The clowns  that ride their unicycles and juggle their personal reasoning’s for choosing not to date/marry black woman are nothing more than mere side show freaks; being used at their expense for the amusement of any other race of people whom speak negatively about African Americans.  These black ‘men’ don’t understand that every time they cut black women down and call us our names they aid in the ‘tom foolery’ that makes us look like the baboons depicted in black face menstrual shows. They feed into the common misconceptions about all black women;  that has spread like a common cold from one thought process to the next, worldwide. Not all of us are rude, aggressive, loud, fake (fake hair, nails, eyes, shoes, clothes and accessories), ‘boujetto’, fat, unattractive, ugly to the bone and manless. We don’t all look and sound like Rasputia of Eddie Murphy’s blockbuster flop “Norbit”;  we’re not all video ‘hip hop honey’s like Melisa Ford, or Buffy the Body (with an abnormally large rear end) ; We don’t all have numerous babies from differ men, on government assistance with high blood pressure, sugar diabetes living in section 8 housing.  So there’s no need for our brotha’s to fly half way across the world to find a ‘good woman’.

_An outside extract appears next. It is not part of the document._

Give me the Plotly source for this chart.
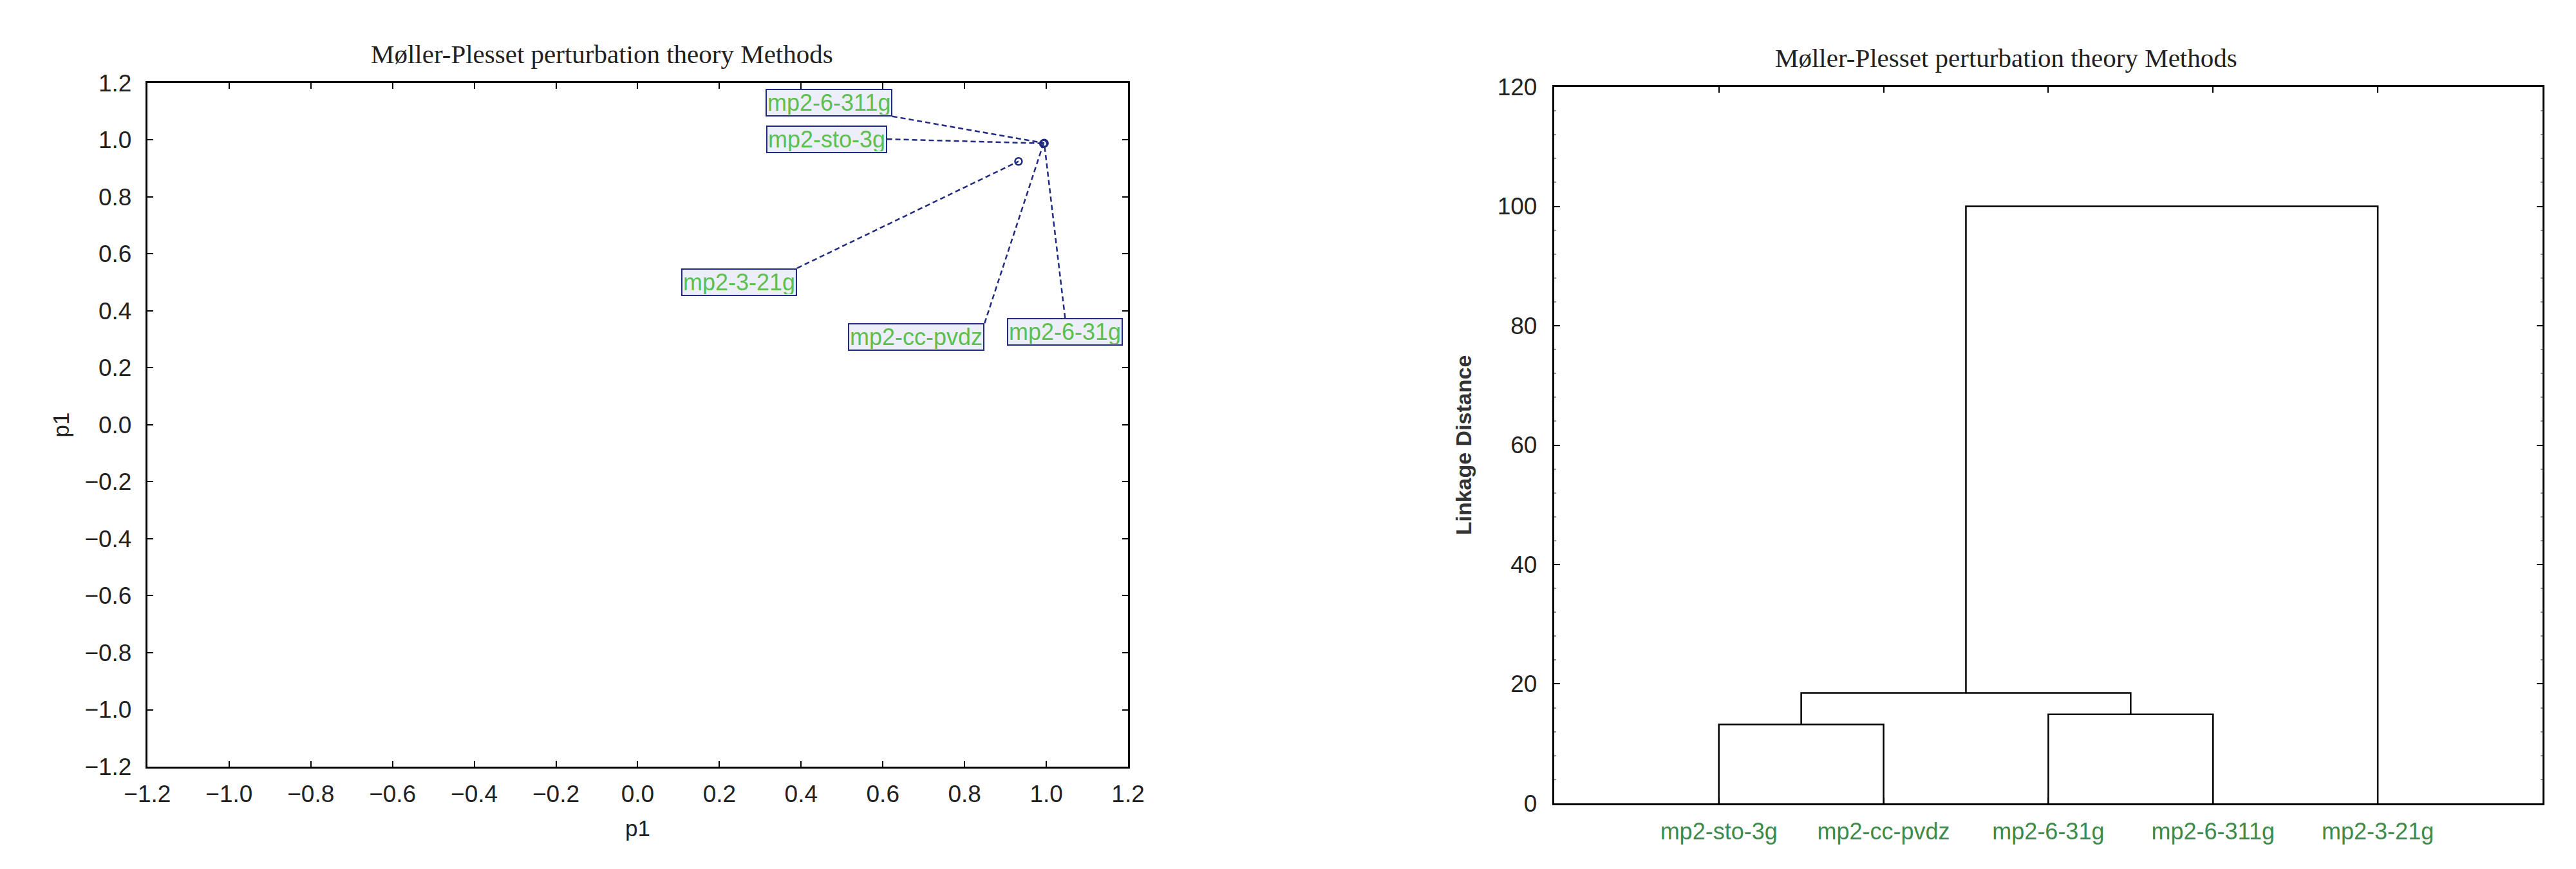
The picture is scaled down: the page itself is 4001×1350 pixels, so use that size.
import plotly.graph_objects as go

# ---- data ----
methods = ["mp2-sto-3g", "mp2-6-311g", "mp2-3-21g", "mp2-cc-pvdz", "mp2-6-31g"]
p1_x = [0.994, 0.995, 0.932, 0.993, 0.995]
p1_y = [0.988, 0.989, 0.925, 0.987, 0.988]

scatter_ticks = [-1.2, -1.0, -0.8, -0.6, -0.4, -0.2, 0.0, 0.2, 0.4, 0.6, 0.8, 1.0, 1.2]

leaf_order = ["mp2-sto-3g", "mp2-cc-pvdz", "mp2-6-31g", "mp2-6-311g", "mp2-3-21g"]
# (left, right, linkage distance); ids < 5 are leaves, ids >= 5 are earlier merges
merges = [(0, 1, 13.2), (2, 3, 14.9), (5, 6, 18.5), (7, 4, 100.0)]
linkage_ticks = [0, 20, 40, 60, 80, 100, 120]

TITLE = "Møller-Plesset perturbation theory Methods"

# where each label box sits (connector end, box anchor)
label_spot = {
    "mp2-6-311g": (0.623, 1.083, "right", "bottom"),
    "mp2-sto-3g": (0.610, 1.003, "right", "middle"),
    "mp2-3-21g": (0.390, 0.550, "right", "top"),
    "mp2-cc-pvdz": (0.849, 0.357, "right", "top"),
    "mp2-6-31g": (1.046, 0.375, "center", "top"),
}

NAVY = "#1f2a80"
SANS = "Liberation Sans, Arial, sans-serif"
SERIF = "Liberation Serif, Times New Roman, serif"

fig = go.Figure()

# dashed connectors from labels to points
cx, cy = [], []
for m, x, y in zip(methods, p1_x, p1_y):
    lx, ly, _, _ = label_spot[m]
    cx += [lx, x, None]
    cy += [ly, y, None]
fig.add_trace(go.Scatter(x=cx, y=cy, mode="lines", xaxis="x", yaxis="y",
                         line=dict(color=NAVY, width=2.5, dash="8px,5px"),
                         hoverinfo="skip", showlegend=False))

fig.add_trace(go.Scatter(x=p1_x, y=p1_y, mode="markers", xaxis="x", yaxis="y",
                         text=methods, showlegend=False,
                         marker=dict(symbol="circle-open", size=11, color=NAVY,
                                     line=dict(width=2.5, color=NAVY))))

for m in methods:
    lx, ly, xa, ya = label_spot[m]
    fig.add_annotation(x=lx, y=ly, xref="x", yref="y", text=m, showarrow=False,
                       xanchor=xa, yanchor=ya, height=37, borderpad=1,
                       bgcolor="#eceffa", bordercolor=NAVY, borderwidth=2,
                       font=dict(family=SANS, size=36, color="#5cbf4e"))

# dendrogram links
pos = {i: i + 1 for i in range(len(leaf_order))}
hgt = {i: 0.0 for i in range(len(leaf_order))}
dx, dy = [], []
for k, (a, b, d) in enumerate(merges):
    node = len(leaf_order) + k
    dx += [pos[a], pos[a], pos[b], pos[b], None]
    dy += [hgt[a], d, d, hgt[b], None]
    pos[node] = (pos[a] + pos[b]) / 2
    hgt[node] = d
fig.add_trace(go.Scatter(x=dx, y=dy, mode="lines", xaxis="x2", yaxis="y2",
                         line=dict(color="black", width=2.5),
                         hoverinfo="skip", showlegend=False))

frame = dict(showline=True, linecolor="black", linewidth=3, mirror="ticks",
             ticks="inside", ticklen=9, tickwidth=2, tickcolor="black",
             showgrid=False, zeroline=False, automargin=False,
             tickfont=dict(family=SANS, size=37, color="#222"))

fig.update_layout(
    width=4001, height=1350,
    margin=dict(l=0, r=0, t=0, b=0),
    paper_bgcolor="white", plot_bgcolor="white",
    xaxis=dict(frame, domain=[0.0552, 0.4359], range=[-1.2, 1.2],
               tickvals=scatter_ticks, tickformat=".1f", anchor="y",
               ticklabelstandoff=8,
               title=dict(text="p1", standoff=22,
                          font=dict(family=SANS, size=35, color="#222"))),
    yaxis=dict(frame, domain=[0.1237, 0.9104], range=[-1.2, 1.2],
               tickvals=scatter_ticks, tickformat=".1f", anchor="x",
               ticklabelstandoff=14,
               title=dict(text="p1", standoff=14,
                          font=dict(family=SANS, size=35, color="#222"))),
    xaxis2=dict(frame, domain=[0.6013, 0.9850], range=[0, len(leaf_order) + 1],
                tickvals=list(range(1, len(leaf_order) + 1)), ticktext=leaf_order,
                anchor="y2", ticklabelstandoff=10,
                tickfont=dict(family=SANS, size=36, color="#3d8b4a")),
    yaxis2=dict(frame, domain=[0.0815, 0.9059], range=[0, 120],
                tickvals=linkage_ticks, anchor="x2", ticklabelstandoff=16,
                minor=dict(dtick=4, ticks="inside", ticklen=3, tickcolor="#999"),
                title=dict(text="<b>Linkage Distance</b>", standoff=30,
                           font=dict(family=SANS, size=34, color="#333"))),
)

fig.add_annotation(x=0.2318, y=0.9437, xref="paper", yref="paper", text=TITLE,
                   xanchor="center", yanchor="middle", showarrow=False,
                   font=dict(family=SERIF, size=41, color="#222"))
fig.add_annotation(x=0.7768, y=0.9393, xref="paper", yref="paper", text=TITLE,
                   xanchor="center", yanchor="middle", showarrow=False,
                   font=dict(family=SERIF, size=41, color="#222"))

fig.write_html("out.html")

All these negative stereotypes, insults, cut downs, verbal assaults and generalizations hurt. When I see these negative images, hear these bone cutting words being used to describe my grandmother, mother, sister, niece, cousins, close friends and myself; it causes me to become withdrawn within myself.

 My sister ‘s whom gain a few pounds after giving birth to a future king or queen covers herself for fear of being seen as unattractive, used goods.

My sister who’s educated, god-fearing and down to earth comes to the realization that in order to find her place next to her king, she must be seated as queen next to a man who’s not of her own people.

 My sister who’s struggling to make ends meet, due to a lack of support from the father of her child assumes the role of being ghetto, loud, aggressive and in section 8. Why not? Why be any other way when it’s already assumed that this is who she is?